The way they had been doing it for decades was by sending a person to literally, physically open every meter well (using a special wrench that opened the five-sided nut closing the well, in an effort to prevent homeowners from tampering with it) and reading the meter usage visually each month, writing the amount down on a paper sheet that would then be manually entered into a billing program on the computer later.
That was supplanted by a version with a very short range radio transmitter. The reader would tap the cover with a probe, and the probe handle would display the value, which was again written on a paper sheet. This got rid of the need to physically open every well, but as I remember it never actually rolled out to every customer even in the entire company before the next version: a slightly longer range transmitter that the reader could scan without leaving the truck. But again, the value was written on paper and input manually.
My dad changed jobs before they upgraded that one so that it saved the value to internal memory, allowing a reader to just drive past every customer's house and read every meter without stopping.
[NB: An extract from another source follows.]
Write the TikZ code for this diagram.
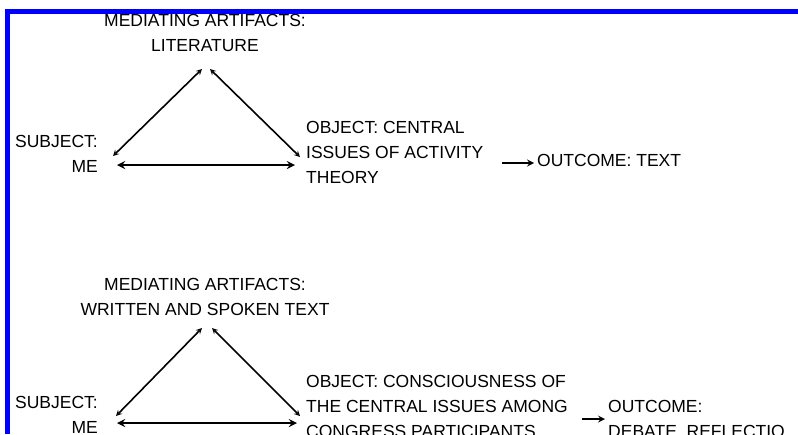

My understanding is that that version was eventually replaced with something more like the one in OP's image, which would transmit the value back to the billing office and generate a bill automatically without needing anyone to even come within range of it or see the number at all.
Though, that said, once I became a homeowner, I've noticed meter readers physically opening the meter well and visually inspecting it. I don't see any way they could possibly be actually recording the number (they don't get nearly close enough), so I have to assume they're using a different method to get the number and just performing visual checks to make sure the meter isn't tampered with.